Being a famous athlete, it seems, is like being a famous anything. When the spotlight shines on you, it’s exhilarating — until it’s lonely. I think of singer-songwriter Jesse Winchester’s classic, A Showman’s Life:
A showman’s life is a smoky bar
And the fevered chase of a tiny star
It’s a hotel room and a lonely wife
From what I’ve seen of a showman’s life
Nobody told me about this part
So light a candle tonight for Daniel Carlson, he who knocked ’em dead in the exhibition season and got the yips in the real season. And who among us hasn’t double clutched when it mattered the most? I’ve never kicked a field goal, never even got the winning hit in a Little League game, but we’ve all known that moment of ignominy, that moment when the crowd cheered us on and the cacophony was deafening and then there was only the sound of our fevered breathing — that and a voice deep within us whispering primordial doubt.
While it’s true that I continued to achieve a modicum of success in Week 2, I am in no position to pose as a pro handicapper reaching for the stars. I’m just hoping to achieve mediocrity this week. I waited for the gambling muse to visit me, but it never happened, so here are the selections:
Denver at Baltimore
The Broncos have been bad on the road in recent times, but the Ravens have failed to cover in their most recent five attempts at home vs. teams from the AFC West. The knock on Case Keenum is that he’s just a system quarterback, but, on the positive side, he’s no Trevor Semien, either. What he is, however, is a winner. He’s 24-12 straight up in his last 36 starts. And all he has to do here is cover. In a matchup of uncertain offenses, I’m going with Denver’s defense and its two surging rookie running backs.

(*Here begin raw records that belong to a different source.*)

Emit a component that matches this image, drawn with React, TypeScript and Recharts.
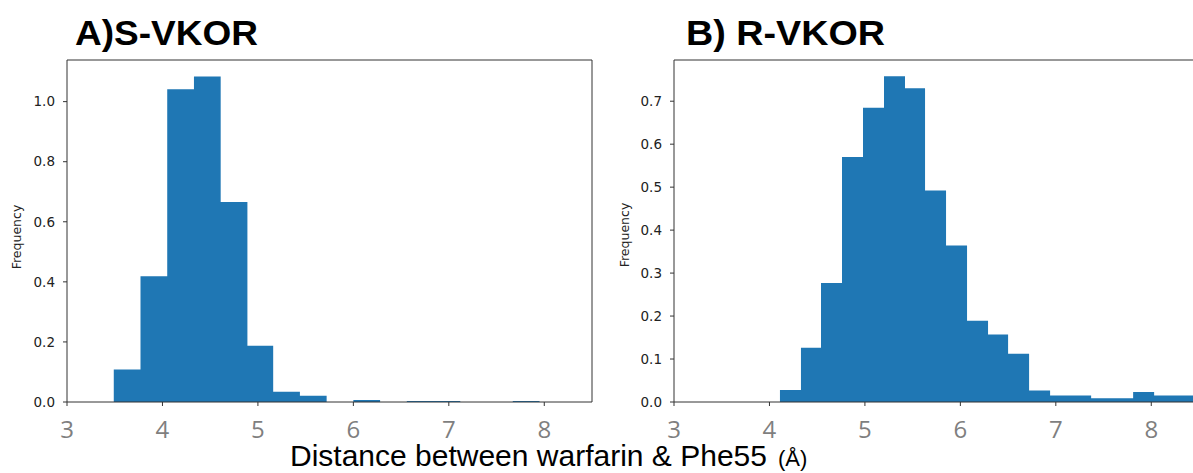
import React from "react";
import { ComposedChart, Area, XAxis, YAxis, ReferenceLine } from "recharts";

// histogram bin edges and densities
const sEdges = [3.49, 3.77, 4.05, 4.33, 4.61, 4.89, 5.16, 5.44, 5.72, 6.0, 6.28, 6.56, 6.84, 7.12, 7.39, 7.67, 7.95];
const sDensity = [0.108, 0.419, 1.041, 1.084, 0.666, 0.187, 0.034, 0.021, 0.0, 0.007, 0.0, 0.003, 0.003, 0.0, 0.0, 0.003];

const rEdges = [4.11, 4.33, 4.54, 4.76, 4.98, 5.2, 5.42, 5.63, 5.85, 6.07, 6.29, 6.5, 6.72, 6.94, 7.16, 7.37, 7.59, 7.81, 8.03, 8.24, 8.46];
const rDensity = [0.028, 0.126, 0.277, 0.57, 0.685, 0.758, 0.73, 0.492, 0.364, 0.189, 0.157, 0.112, 0.027, 0.015, 0.015, 0.0085, 0.0085, 0.023, 0.015, 0.015];

const xTicks = [3, 4, 5, 6, 7, 8];
const sYTicks = [0, 0.2, 0.4, 0.6, 0.8, 1.0];
const rYTicks = [0, 0.1, 0.2, 0.3, 0.4, 0.5, 0.6, 0.7];

const BLUE = "#1f77b4";
const INK = "#333";

function toSteps(edges: number[], dens: number[]) {
  return edges.map((x, i) => ({ x, y: i < dens.length ? dens[i] : 0 }));
}

function Hist({ edges, dens, yTicks, yMax }: { edges: number[]; dens: number[]; yTicks: number[]; yMax: number }) {
  return (
    <ComposedChart width={600} height={473} data={toSteps(edges, dens)} margin={{ top: 60, right: 8, bottom: 0, left: 0 }}>
      <XAxis
        dataKey="x"
        type="number"
        domain={[3, 8.5]}
        ticks={xTicks}
        allowDataOverflow
        height={71}
        tickSize={4}
        tickMargin={15}
        axisLine={{ stroke: INK }}
        tickLine={{ stroke: INK }}
        tick={{ fontSize: 24, fill: "#7f7f7f", fontFamily: "Open Sans" }}
      />
      <YAxis
        type="number"
        domain={[0, yMax]}
        ticks={yTicks}
        allowDataOverflow
        width={67}
        tickSize={4}
        tickMargin={8}
        axisLine={{ stroke: INK }}
        tickLine={{ stroke: INK }}
        tickFormatter={(v: number) => v.toFixed(1)}
        tick={{ fontSize: 13.5, fill: "#222", fontFamily: "DejaVu Sans" }}
      />
      <Area type="stepAfter" dataKey="y" fill={BLUE} fillOpacity={1} stroke="none" dot={false} activeDot={false} baseValue={0} isAnimationActive={false} />
      {/* frame: top and right spines */}
      <ReferenceLine y={yMax} stroke={INK} ifOverflow="visible" />
      <ReferenceLine x={8.5} stroke={INK} ifOverflow="visible" />
    </ComposedChart>
  );
}

export default function App() {
  return (
    <div style={{ position: "absolute", left: 0, top: 0, width: 1193, height: 473, overflow: "hidden", background: "#fff" }}>
      <div style={{ position: "absolute", left: 0, top: 0 }}>
        <Hist edges={sEdges} dens={sDensity} yTicks={sYTicks} yMax={1.1386} />
      </div>
      <div style={{ position: "absolute", left: 607, top: 0 }}>
        <Hist edges={rEdges} dens={rDensity} yTicks={rYTicks} yMax={0.7959} />
      </div>
      <svg width={1193} height={473} style={{ position: "absolute", left: 0, top: 0, pointerEvents: "none" }}>
        <text x={75} y={45} fontFamily="Liberation Sans" fontWeight="bold" fontSize={35} fill="#000" textLength={183} lengthAdjust="spacingAndGlyphs">A)S-VKOR</text>
        <text x={686} y={45} fontFamily="Liberation Sans" fontWeight="bold" fontSize={35} fill="#000" textLength={199} lengthAdjust="spacingAndGlyphs">B) R-VKOR</text>
        <text transform="translate(21,237) rotate(-90)" textAnchor="middle" fontFamily="DejaVu Sans" fontSize={12.5} fill="#222">Frequency</text>
        <text transform="translate(629,235) rotate(-90)" textAnchor="middle" fontFamily="DejaVu Sans" fontSize={12.5} fill="#222">Frequency</text>
        <text x={290} y={466} fontFamily="Liberation Sans" fontSize={30} fill="#000">
          Distance between warfarin &amp; Phe55<tspan dx={11} fontSize={22}>(Å)</tspan>
        </text>
      </svg>
    </div>
  );
}
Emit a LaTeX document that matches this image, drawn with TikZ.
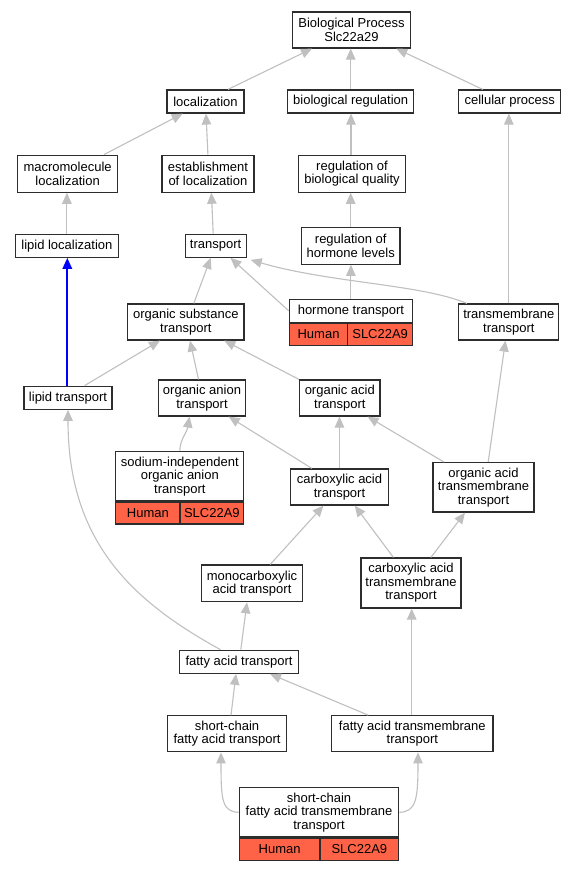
\documentclass[tikz,border=0pt]{standalone}
\usepackage{fontspec}
\setmainfont{Liberation Sans}
\usetikzlibrary{arrows.meta}
\definecolor{edgegray}{RGB}{192,192,192}
\definecolor{humanred}{RGB}{255,99,71}
\definecolor{boxline}{RGB}{45,45,45}
\tikzset{
  gobox/.style={draw=boxline, line width=1.2pt, fill=white, inner sep=0pt, align=center,
    font=\fontsize{13}{13.5}\selectfont},
  cellbox/.style={gobox, fill=humanred},
  isa/.style={draw=edgegray, line width=1.1pt, -{Triangle[length=11pt,width=9.5pt]}},
  blueisa/.style={draw=blue, line width=1.8pt, -{Triangle[length=11pt,width=9.5pt]}},
}
\begin{document}
\begin{tikzpicture}[x=1pt,y=-1pt]
\fill[white] (0,0) rectangle (576,869);
\useasboundingbox (0,0) rectangle (576,869);

% nodes
\node[gobox, minimum width=118pt, minimum height=36pt] (bp) at (351.5,30) {Biological Process\\Slc22a29};
\node[gobox, minimum width=77pt, minimum height=23pt] (loc) at (205.5,101.5) {localization};
\node[gobox, minimum width=126pt, minimum height=23pt] (bioreg) at (350.7,101.5) {biological regulation};
\node[gobox, minimum width=102pt, minimum height=23pt] (cell) at (509.7,101.5) {cellular process};
\node[gobox, minimum width=100pt, minimum height=37pt] (macro) at (67.6,173.7) {macromolecule\\localization};
\node[gobox, minimum width=92pt, minimum height=37pt] (estab) at (207.9,173.7) {establishment\\of localization};
\node[gobox, minimum width=107pt, minimum height=37pt] (rbq) at (352,173.7) {regulation of\\biological quality};
\node[gobox, minimum width=103pt, minimum height=23pt] (lipidloc) at (66.9,245.8) {lipid localization};
\node[gobox, minimum width=61pt, minimum height=23pt] (transport) at (215.6,245.8) {transport};
\node[gobox, minimum width=98.5pt, minimum height=37pt] (rhl) at (350.7,245.7) {regulation of\\hormone levels};

\node[gobox, minimum width=123.2pt, minimum height=23pt] (hormone) at (350.9,310.8) {hormone transport};
\node[cellbox, minimum width=58.5pt, minimum height=21.7pt, anchor=north west] (hormoneH) at (hormone.south west) {Human};
\node[cellbox, minimum width=64.7pt, minimum height=21.7pt, anchor=north east] (hormoneS) at (hormone.south east) {SLC22A9};

\node[gobox, minimum width=100pt, minimum height=36pt] (tmt) at (508.8,322) {transmembrane\\transport};
\node[gobox, minimum width=116.4pt, minimum height=36pt] (ost) at (185.8,322) {organic substance\\transport};
\node[gobox, minimum width=88pt, minimum height=23pt] (liptr) at (68,397.7) {lipid transport};
\node[gobox, minimum width=87pt, minimum height=36pt] (oat) at (202,398) {organic anion\\transport};
\node[gobox, minimum width=80.4pt, minimum height=36pt] (oact) at (339.8,398) {organic acid\\transport};

\node[gobox, minimum width=128pt, minimum height=49.3pt] (sodium) at (179.8,476.35) {sodium-independent\\organic anion\\transport};
\node[cellbox, minimum width=64.2pt, minimum height=21.7pt, anchor=north west] (sodiumH) at (sodium.south west) {Human};
\node[cellbox, minimum width=63.8pt, minimum height=21.7pt, anchor=north east] (sodiumS) at (sodium.south east) {SLC22A9};

\node[gobox, minimum width=98.6pt, minimum height=36pt] (cat) at (339.5,487) {carboxylic acid\\transport};
\node[gobox, minimum width=101pt, minimum height=49.5pt] (oatm) at (483.5,487.3) {organic acid\\transmembrane\\transport};
\node[gobox, minimum width=101.6pt, minimum height=36.7pt] (mono) at (252,583.4) {monocarboxylic\\acid transport};
\node[gobox, minimum width=100pt, minimum height=50pt] (catm) at (411,583) {carboxylic acid\\transmembrane\\transport};
\node[gobox, minimum width=119.4pt, minimum height=23pt] (fat) at (239,661.8) {fatty acid transport};
\node[gobox, minimum width=119.4pt, minimum height=36pt] (scfat) at (227,733.8) {short-chain\\fatty acid transport};
\node[gobox, minimum width=161.4pt, minimum height=36pt] (fatm) at (412.3,733.8) {fatty acid transmembrane\\transport};

\node[gobox, minimum width=159.4pt, minimum height=49.3pt] (scfatm) at (319,812.35) {short-chain\\fatty acid transmembrane\\transport};
\node[cellbox, minimum width=80.7pt, minimum height=22pt, anchor=north west] (scfatmH) at (scfatm.south west) {Human};
\node[cellbox, minimum width=78.7pt, minimum height=22pt, anchor=north east] (scfatmS) at (scfatm.south east) {SLC22A9};

% edges
\draw[isa] ([xshift=22.5pt]loc.north) -- ([xshift=-39.5pt]bp.south);
\draw[isa] (bioreg.north) -- (bioreg.north |- bp.south);
\draw[isa] ([xshift=-27pt]cell.north) -- ([xshift=44.8pt]bp.south);
\draw[isa] ([xshift=36.4pt]macro.north) -- ([xshift=-22.8pt]loc.south);
\draw[isa] (estab.north) -- ([xshift=0.5pt]loc.south);
\draw[isa] ([xshift=-1pt]rbq.north) -- ([xshift=-1pt]rbq.north |- bioreg.south);
\draw[isa] (tmt.north) -- (tmt.north |- cell.south);
\draw[isa] (lipidloc.north) -- (lipidloc.north |- macro.south);
\draw[isa] ([xshift=-2.4pt]transport.north) -- ([xshift=3.5pt]estab.south);
\draw[isa] (rhl.north) -- (rhl.north |- rbq.south);
\draw[blueisa] ([xshift=-0.7pt]liptr.north) -- ([xshift=-0.7pt]liptr.north |- lipidloc.south);
\draw[isa] ([xshift=8pt]ost.north) -- ([xshift=-4.9pt]transport.south);
\draw[isa] (hormone.west) -- ([xshift=14.9pt]transport.south);
\draw[isa] (hormone.north) -- (hormone.north |- rhl.south);
\draw[isa] ([xshift=-41.9pt]tmt.north) .. controls (420,284) and (330,283) .. ([xshift=4pt,yshift=-2pt]transport.south east);
\draw[isa] ([xshift=16.6pt]liptr.north) -- ([xshift=-25.8pt]ost.south);
\draw[isa] ([xshift=-3.5pt]oat.north) -- ([xshift=4.2pt]ost.south);
\draw[isa] (oact.north west) -- ([xshift=38.5pt]ost.south);
\draw[isa] (sodium.north) .. controls (179.8,440) and (187,432) .. ([xshift=-12.5pt]oat.south);
\draw[isa] ([xshift=-27.7pt]cat.north) -- ([xshift=26.7pt]oat.south);
\draw[isa] (cat.north) -- (cat.north |- oact.south);
\draw[isa] ([xshift=-39.7pt]oatm.north) -- ([xshift=27.8pt]oact.south);
\draw[isa] ([xshift=4.7pt]oatm.north) -- ([xshift=-3.3pt]tmt.south);
\draw[isa] ([xshift=18.2pt]mono.north) -- ([xshift=-16pt]cat.south);
\draw[isa] ([xshift=-17.6pt]catm.north) -- ([xshift=15.3pt]cat.south);
\draw[isa] ([xshift=19.9pt]catm.north) -- ([xshift=-18.5pt]oatm.south);
\draw[isa] ([xshift=1.8pt]fat.north) -- ([xshift=-5pt]mono.south);
\draw[isa] ([xshift=-18.4pt]fat.north) .. controls (130,600) and (68,540) .. (liptr.south);
\draw[isa] ([xshift=-44pt]fatm.north) -- ([xshift=31pt]fat.south);
\draw[isa] ([xshift=-0.6pt]fatm.north) -- ([xshift=-0.6pt]fatm.north |- catm.south);
\draw[isa] ([xshift=4pt]scfat.north) -- ([xshift=-3pt]fat.south);
\draw[isa] (scfatm.west) .. controls (222,811.7) and (221,800) .. ([xshift=-6pt]scfat.south);
\draw[isa] (scfatm.east) .. controls (416,811.7) and (418,800) .. ([xshift=5.7pt]fatm.south);
\end{tikzpicture}
\end{document}
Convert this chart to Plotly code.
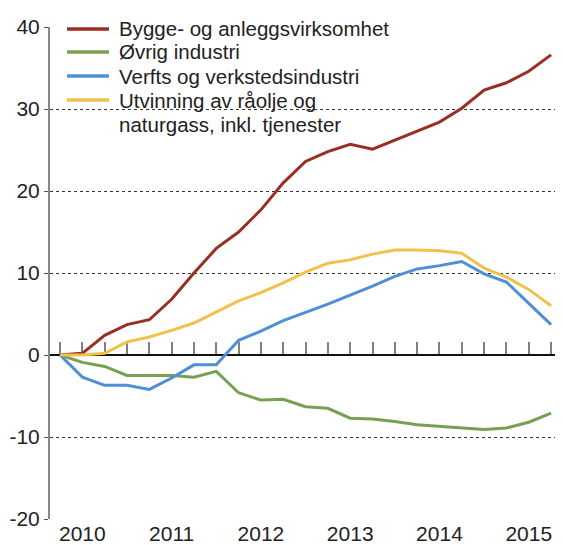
import plotly.graph_objects as go

quarters = list(range(23))
year_ticks = [1, 5, 9, 13, 17, 21]
year_labels = ["2010", "2011", "2012", "2013", "2014", "2015"]
y_ticks = [-20, -10, 0, 10, 20, 30, 40]
y_labels = ["-20", "-10", "0", "10", "20", "30", "40"]

bygge = [0, 0.2, 2.4, 3.7, 4.3, 6.8, 10.0, 13.0, 15.0, 17.7, 21.0, 23.6, 24.8, 25.7,
         25.1, 26.2, 27.3, 28.4, 30.1, 32.3, 33.2, 34.6, 36.6]
ovrig = [0, -0.9, -1.4, -2.5, -2.5, -2.5, -2.7, -2.0, -4.6, -5.5, -5.4, -6.3, -6.5, -7.7,
         -7.8, -8.1, -8.5, -8.7, -8.9, -9.1, -8.9, -8.2, -7.1]
verfts = [0, -2.7, -3.7, -3.7, -4.2, -2.8, -1.2, -1.2, 1.8, 2.9, 4.2, 5.2, 6.2, 7.3,
          8.4, 9.6, 10.5, 10.9, 11.4, 9.9, 8.9, 6.3, 3.7]
utvinning = [0, 0, 0.2, 1.6, 2.2, 3.0, 3.9, 5.2, 6.6, 7.6, 8.8, 10.1, 11.2, 11.6,
             12.3, 12.8, 12.8, 12.7, 12.4, 10.6, 9.5, 8.0, 6.0]

names = ["Bygge- og anleggsvirksomhet", "Øvrig industri", "Verfts og verkstedsindustri",
         "Utvinning av råolje og", "naturgass, inkl. tjenester"]
colors = ["#992e22", "#77a152", "#4f8fd6", "#f0c24c"]
series = [bygge, ovrig, verfts, utvinning]

# figure geometry (page body has an 8px margin)
W, H = 555, 537
ML, MR, MT, MB = 42, 3, 19, 26
PW, PH = W - ML - MR, H - MT - MB


def px(xpix):
    return (xpix - 8 - ML) / PW


def py(ypix):
    return 1 - (ypix - 8 - MT) / PH


fig = go.Figure()
# helper trace so the zero-line tick axis (xaxis2) is rendered
fig.add_trace(go.Scatter(x=quarters, y=[None] * len(quarters), xaxis="x2", yaxis="y",
                         mode="lines", showlegend=False, hoverinfo="skip"))
for name, col, vals in zip(names, colors, series):
    fig.add_trace(go.Scatter(x=quarters, y=vals, mode="lines", name=name,
                             line=dict(color=col, width=3), showlegend=False))

# legend drawn as annotations + sample lines
shapes = [dict(type="rect", xref="paper", yref="paper", x0=px(58), x1=px(394),
               y0=py(12), y1=py(141), fillcolor="white", line=dict(width=0),
               layer="between")]
entry_y = [29, 52, 76, 100]
for c, yy in zip(colors, entry_y):
    shapes.append(dict(type="line", xref="paper", yref="paper", x0=px(67), x1=px(109),
                       y0=py(yy), y1=py(yy), line=dict(color=c, width=3.5)))
text_y = [29, 52, 76, 100, 124]
annotations = []
for t, yy in zip(names, text_y):
    annotations.append(dict(text=t, xref="paper", yref="paper", x=px(117), y=py(yy),
                            xanchor="left", yanchor="middle", showarrow=False,
                            font=dict(size=20.5, color="#222")))

xr = [-0.45, 22.4]
fig.update_layout(
    width=W, height=H,
    margin=dict(l=ML, r=MR, t=MT, b=MB, autoexpand=False),
    paper_bgcolor="white", plot_bgcolor="white",
    font=dict(family="Liberation Sans, Arial, sans-serif", size=21, color="#222"),
    showlegend=False,
    shapes=shapes,
    annotations=annotations,
    xaxis=dict(range=xr, tickvals=year_ticks, ticktext=year_labels, ticks="",
               showgrid=False, zeroline=False, showline=False, automargin=False),
    xaxis2=dict(overlaying="x", anchor="free", position=1/3, range=xr,
                tickvals=quarters, ticks="inside", ticklen=12, tickwidth=2,
                tickcolor="#808080", showline=True, linecolor="#111", linewidth=1.5,
                showgrid=False, zeroline=False, showticklabels=False,
                layer="below traces", automargin=False),
    yaxis=dict(range=[-20, 40], tickvals=y_ticks, ticktext=y_labels,
               showgrid=True, gridcolor="#333", griddash="dot", gridwidth=1,
               zeroline=False, showline=True, linecolor="#888", linewidth=2,
               ticks="outside", ticklen=4, tickcolor="#555", automargin=False),
)
fig.write_html("out.html")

- Broncos 23, Ravens 20 — Denver plus-5 for $40
New York Giants at Houston
Eli Manning has been running for his life, which is pretty much SOP in New York. but it’s happening on the field, too. The Giants, like most of my cohort, are getting older, not better. And though it’s generally not his fault, Manning has been sacked eight times already. Fun fact: the Giants have gone 34 straight games without scoring 30 or more points. I think I saw signs that Deshaun Watson was shaking off the rust last week, but it might just have been confirmation bias. I don’t like laying six with a winless team, but I like the Giants even less.
- Texans 28, Giants 17 — Houston minus-6 for $40
From those two shaky picks, I move on to a gimmick wager, one that I’m not even capable of justifying. Bereft of inspiration, I’ve taken two of the most obvious plays of the week and rolled them into a two-teamer.
Chicago at Arizona | Buffalo at Minnesota
I’m hoping that Arizona’s total of six points in its first two games wasn’t a fluke. And that this isn’t the week they get David Johnson out in space for some big gains. And that Chicago’s offense, yet to be heard from, doesn’t find a pulse. Arizona has gone under to the tune of 16-5-1 lately at home and Chicago has gone under in seven of its last eight games. As for Minnesota, its biggest liability seems to be the ground game, but Buffalo’s pass defense hasn’t posed a threat in the first two weeks. I’m not going to say that the Vikings defense is going to score more than the Buffalo offense, but it could happen. You can hear all the details of this pick on our Minnesota Line podcast, but for now:
- Bears 16, Cardinals 13 and Vikings 30, Bills 10. It’s a two-team parlay risking $25 to make $65
In our head-to-head competition last week, my young nemesis, Colton Molesky, took some bad breaks and ended up 0-3. My bankroll now stands at $1,242, while his is at $758.